**TASK OBJECTIVE**:
Copy all lines below exactly as written. Leave pictures out.
[BEGIN]
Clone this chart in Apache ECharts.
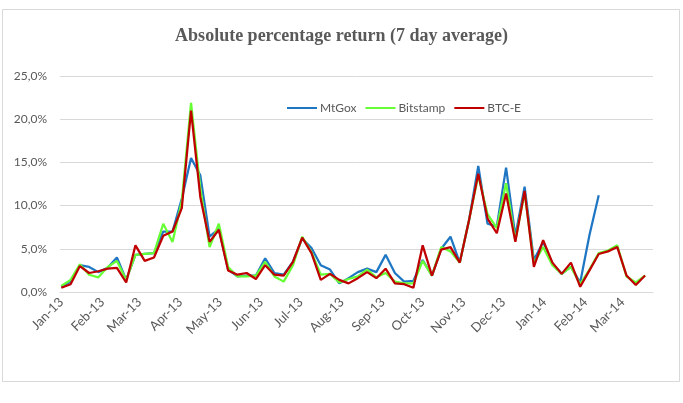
<!DOCTYPE html>
<html>
<head>
<meta charset="utf-8">
<script src="https://cdn.jsdelivr.net/npm/echarts@6/dist/echarts.min.js"></script>
<style>
html,body{margin:0;padding:0;background:#fff;}
#c{width:683px;height:403px;}
</style>
</head>
<body>
<div id="c"></div>
<script>
const weeks = [
 '2013-01-01','2013-01-08','2013-01-15','2013-01-22','2013-01-29','2013-02-05','2013-02-12','2013-02-19','2013-02-26',
 '2013-03-05','2013-03-12','2013-03-19','2013-03-26','2013-04-02','2013-04-09','2013-04-16','2013-04-23','2013-04-30',
 '2013-05-07','2013-05-14','2013-05-21','2013-05-28','2013-06-04','2013-06-11','2013-06-18','2013-06-25',
 '2013-07-02','2013-07-09','2013-07-16','2013-07-23','2013-07-30','2013-08-06','2013-08-13','2013-08-20','2013-08-27',
 '2013-09-03','2013-09-10','2013-09-17','2013-09-24','2013-10-01','2013-10-08','2013-10-15','2013-10-22','2013-10-29',
 '2013-11-05','2013-11-12','2013-11-19','2013-11-26','2013-12-03','2013-12-10','2013-12-17','2013-12-24','2013-12-31',
 '2014-01-07','2014-01-14','2014-01-21','2014-01-28','2014-02-04','2014-02-11','2014-02-18','2014-02-25',
 '2014-03-04','2014-03-11','2014-03-18'
];
const mtgox = [
 0.6,1.2,3.1,2.9,2.3,2.8,4.0,1.4,4.3,4.4,4.5,7.0,7.0,10.8,15.5,13.5,6.4,7.3,2.6,1.8,1.9,1.9,3.9,2.2,2.0,
 3.5,6.2,5.1,3.1,2.6,1.0,1.6,2.3,2.7,2.3,4.3,2.2,1.2,1.3,3.7,1.9,5.0,6.4,3.4,8.3,14.6,7.9,7.6,14.4,6.5,
 12.2,3.7,5.8,3.3,2.1,2.9,1.1,6.6,11.2,null,null,null,null,null
];
const bitstamp = [
 0.7,1.4,3.2,2.0,1.7,2.9,3.6,1.4,4.3,4.4,4.5,7.9,5.8,10.5,21.9,12.0,5.2,7.9,2.9,1.8,1.8,1.9,3.5,1.8,1.2,
 3.1,6.4,4.6,2.0,2.1,1.1,1.5,1.8,2.6,1.7,2.2,1.2,1.0,1.0,3.6,1.9,5.2,4.7,3.4,8.3,13.5,9.0,7.4,12.6,6.0,
 11.5,3.3,5.2,3.1,2.1,2.9,0.9,2.6,4.5,4.8,5.4,1.8,1.1,1.9
];
const btce = [
 0.5,0.9,3.0,2.2,2.4,2.7,2.8,1.1,5.4,3.6,4.0,6.5,7.0,9.7,21.0,11.0,5.8,7.2,2.5,2.0,2.2,1.5,3.1,2.0,1.9,
 3.5,6.3,4.5,1.4,2.1,1.4,1.0,1.6,2.3,1.6,2.7,1.0,0.9,0.5,5.4,1.9,4.9,5.2,3.4,8.3,13.7,8.5,6.8,11.4,5.8,
 11.7,2.9,6.0,3.4,2.1,3.4,0.6,2.5,4.4,4.7,5.2,1.9,0.8,1.9
];
const monthTicks = ['2013-01-01','2013-02-01','2013-03-01','2013-04-01','2013-05-01','2013-06-01','2013-07-01','2013-08-01',
 '2013-09-01','2013-10-01','2013-11-01','2013-12-01','2014-01-01','2014-02-01','2014-03-01'];
const monthLabels = ['Jan-13','Feb-13','Mar-13','Apr-13','May-13','Jun-13','Jul-13','Aug-13','Sep-13','Oct-13','Nov-13','Dec-13','Jan-14','Feb-14','Mar-14'];
const yTicks = [0,5,10,15,20,25];
const seriesNames = ['MtGox','Bitstamp','BTC-E'];

const DAY = 86400000;
const ts = s => Date.parse(s + 'T00:00:00Z') / DAY;
const tickDays = monthTicks.map(ts);
const pair = arr => weeks.map((w,i) => [ts(w), arr[i]]);

const chart = echarts.init(document.getElementById('c'), null, {renderer:'canvas'});
const font = 'Lato';
chart.setOption({
  animation: false,
  backgroundColor: '#fff',
  title: {
    text: 'Absolute percentage return (7 day average)',
    left: 'center', top: 22,
    textStyle: {fontFamily: 'Liberation Serif', fontWeight: 'bold', fontSize: 18, color: '#595959'}
  },
  graphic: [{
    type: 'rect', shape: {x: 2.5, y: 9.5, width: 677, height: 372},
    style: {fill: 'none', stroke: '#d9d9d9', lineWidth: 1}, silent: true
  }],
  legend: {
    data: seriesNames,
    left: 282, top: 97,
    itemWidth: 30, itemHeight: 14, itemGap: 9,
    icon: 'path://M0,6 L30,6 L30,8 L0,8 Z',
    textStyle: {fontFamily: font, fontSize: 12, color: '#595959', padding: [0,0,0,-2]}
  },
  grid: {left: 60, right: 30, top: 76, bottom: 111, containLabel: false},
  xAxis: {
    type: 'value',
    min: ts('2012-12-31'), max: ts('2014-03-24'),
    axisLine: {show: true, onZero: false, lineStyle: {color: '#d9d9d9', width: 1}},
    axisTick: {show: false},
    splitLine: {show: false},
    axisLabel: {
      customValues: tickDays,
      rotate: 45,
      margin: 8,
      fontFamily: font, fontSize: 13, color: '#595959',
      formatter: v => { const i = tickDays.indexOf(v); return i >= 0 ? monthLabels[i] : ''; }
    }
  },
  yAxis: {
    type: 'value', min: yTicks[0], max: yTicks[yTicks.length-1], interval: 5,
    axisLine: {show: false}, axisTick: {show: false},
    splitLine: {lineStyle: {color: '#d9d9d9', width: 1}},
    axisLabel: {
      margin: 13, fontFamily: font, fontSize: 12, color: '#595959',
      formatter: v => v.toFixed(1).replace('.', ',') + '%'
    }
  },
  series: [
    {name: seriesNames[0], type: 'line', data: pair(mtgox), showSymbol: false, symbol: 'none',
     lineStyle: {width: 2.25, color: '#1f77c4'}, itemStyle: {color: '#1f77c4'}, connectNulls: false},
    {name: seriesNames[1], type: 'line', data: pair(bitstamp), showSymbol: false, symbol: 'none',
     lineStyle: {width: 2.25, color: '#66ff33'}, itemStyle: {color: '#66ff33'}},
    {name: seriesNames[2], type: 'line', data: pair(btce), showSymbol: false, symbol: 'none',
     lineStyle: {width: 2.25, color: '#c00000'}, itemStyle: {color: '#c00000'}}
  ]
});
</script>
</body>
</html>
[END]
**TASK RESPONSE**:
Clone this chart in Apache ECharts.
<!DOCTYPE html>
<html>
<head>
<meta charset="utf-8">
<script src="https://cdn.jsdelivr.net/npm/echarts@6/dist/echarts.min.js"></script>
<style>
html,body{margin:0;padding:0;background:#fff;}
#c{width:683px;height:403px;}
</style>
</head>
<body>
<div id="c"></div>
<script>
const weeks = [
 '2013-01-01','2013-01-08','2013-01-15','2013-01-22','2013-01-29','2013-02-05','2013-02-12','2013-02-19','2013-02-26',
 '2013-03-05','2013-03-12','2013-03-19','2013-03-26','2013-04-02','2013-04-09','2013-04-16','2013-04-23','2013-04-30',
 '2013-05-07','2013-05-14','2013-05-21','2013-05-28','2013-06-04','2013-06-11','2013-06-18','2013-06-25',
 '2013-07-02','2013-07-09','2013-07-16','2013-07-23','2013-07-30','2013-08-06','2013-08-13','2013-08-20','2013-08-27',
 '2013-09-03','2013-09-10','2013-09-17','2013-09-24','2013-10-01','2013-10-08','2013-10-15','2013-10-22','2013-10-29',
 '2013-11-05','2013-11-12','2013-11-19','2013-11-26','2013-12-03','2013-12-10','2013-12-17','2013-12-24','2013-12-31',
 '2014-01-07','2014-01-14','2014-01-21','2014-01-28','2014-02-04','2014-02-11','2014-02-18','2014-02-25',
 '2014-03-04','2014-03-11','2014-03-18'
];
const mtgox = [
 0.6,1.2,3.1,2.9,2.3,2.8,4.0,1.4,4.3,4.4,4.5,7.0,7.0,10.8,15.5,13.5,6.4,7.3,2.6,1.8,1.9,1.9,3.9,2.2,2.0,
 3.5,6.2,5.1,3.1,2.6,1.0,1.6,2.3,2.7,2.3,4.3,2.2,1.2,1.3,3.7,1.9,5.0,6.4,3.4,8.3,14.6,7.9,7.6,14.4,6.5,
 12.2,3.7,5.8,3.3,2.1,2.9,1.1,6.6,11.2,null,null,null,null,null
];
const bitstamp = [
 0.7,1.4,3.2,2.0,1.7,2.9,3.6,1.4,4.3,4.4,4.5,7.9,5.8,10.5,21.9,12.0,5.2,7.9,2.9,1.8,1.8,1.9,3.5,1.8,1.2,
 3.1,6.4,4.6,2.0,2.1,1.1,1.5,1.8,2.6,1.7,2.2,1.2,1.0,1.0,3.6,1.9,5.2,4.7,3.4,8.3,13.5,9.0,7.4,12.6,6.0,
 11.5,3.3,5.2,3.1,2.1,2.9,0.9,2.6,4.5,4.8,5.4,1.8,1.1,1.9
];
const btce = [
 0.5,0.9,3.0,2.2,2.4,2.7,2.8,1.1,5.4,3.6,4.0,6.5,7.0,9.7,21.0,11.0,5.8,7.2,2.5,2.0,2.2,1.5,3.1,2.0,1.9,
 3.5,6.3,4.5,1.4,2.1,1.4,1.0,1.6,2.3,1.6,2.7,1.0,0.9,0.5,5.4,1.9,4.9,5.2,3.4,8.3,13.7,8.5,6.8,11.4,5.8,
 11.7,2.9,6.0,3.4,2.1,3.4,0.6,2.5,4.4,4.7,5.2,1.9,0.8,1.9
];
const monthTicks = ['2013-01-01','2013-02-01','2013-03-01','2013-04-01','2013-05-01','2013-06-01','2013-07-01','2013-08-01',
 '2013-09-01','2013-10-01','2013-11-01','2013-12-01','2014-01-01','2014-02-01','2014-03-01'];
const monthLabels = ['Jan-13','Feb-13','Mar-13','Apr-13','May-13','Jun-13','Jul-13','Aug-13','Sep-13','Oct-13','Nov-13','Dec-13','Jan-14','Feb-14','Mar-14'];
const yTicks = [0,5,10,15,20,25];
const seriesNames = ['MtGox','Bitstamp','BTC-E'];

const DAY = 86400000;
const ts = s => Date.parse(s + 'T00:00:00Z') / DAY;
const tickDays = monthTicks.map(ts);
const pair = arr => weeks.map((w,i) => [ts(w), arr[i]]);

const chart = echarts.init(document.getElementById('c'), null, {renderer:'canvas'});
const font = 'Lato';
chart.setOption({
  animation: false,
  backgroundColor: '#fff',
  title: {
    text: 'Absolute percentage return (7 day average)',
    left: 'center', top: 22,
    textStyle: {fontFamily: 'Liberation Serif', fontWeight: 'bold', fontSize: 18, color: '#595959'}
  },
  graphic: [{
    type: 'rect', shape: {x: 2.5, y: 9.5, width: 677, height: 372},
    style: {fill: 'none', stroke: '#d9d9d9', lineWidth: 1}, silent: true
  }],
  legend: {
    data: seriesNames,
    left: 282, top: 97,
    itemWidth: 30, itemHeight: 14, itemGap: 9,
    icon: 'path://M0,6 L30,6 L30,8 L0,8 Z',
    textStyle: {fontFamily: font, fontSize: 12, color: '#595959', padding: [0,0,0,-2]}
  },
  grid: {left: 60, right: 30, top: 76, bottom: 111, containLabel: false},
  xAxis: {
    type: 'value',
    min: ts('2012-12-31'), max: ts('2014-03-24'),
    axisLine: {show: true, onZero: false, lineStyle: {color: '#d9d9d9', width: 1}},
    axisTick: {show: false},
    splitLine: {show: false},
    axisLabel: {
      customValues: tickDays,
      rotate: 45,
      margin: 8,
      fontFamily: font, fontSize: 13, color: '#595959',
      formatter: v => { const i = tickDays.indexOf(v); return i >= 0 ? monthLabels[i] : ''; }
    }
  },
  yAxis: {
    type: 'value', min: yTicks[0], max: yTicks[yTicks.length-1], interval: 5,
    axisLine: {show: false}, axisTick: {show: false},
    splitLine: {lineStyle: {color: '#d9d9d9', width: 1}},
    axisLabel: {
      margin: 13, fontFamily: font, fontSize: 12, color: '#595959',
      formatter: v => v.toFixed(1).replace('.', ',') + '%'
    }
  },
  series: [
    {name: seriesNames[0], type: 'line', data: pair(mtgox), showSymbol: false, symbol: 'none',
     lineStyle: {width: 2.25, color: '#1f77c4'}, itemStyle: {color: '#1f77c4'}, connectNulls: false},
    {name: seriesNames[1], type: 'line', data: pair(bitstamp), showSymbol: false, symbol: 'none',
     lineStyle: {width: 2.25, color: '#66ff33'}, itemStyle: {color: '#66ff33'}},
    {name: seriesNames[2], type: 'line', data: pair(btce), showSymbol: false, symbol: 'none',
     lineStyle: {width: 2.25, color: '#c00000'}, itemStyle: {color: '#c00000'}}
  ]
});
</script>
</body>
</html>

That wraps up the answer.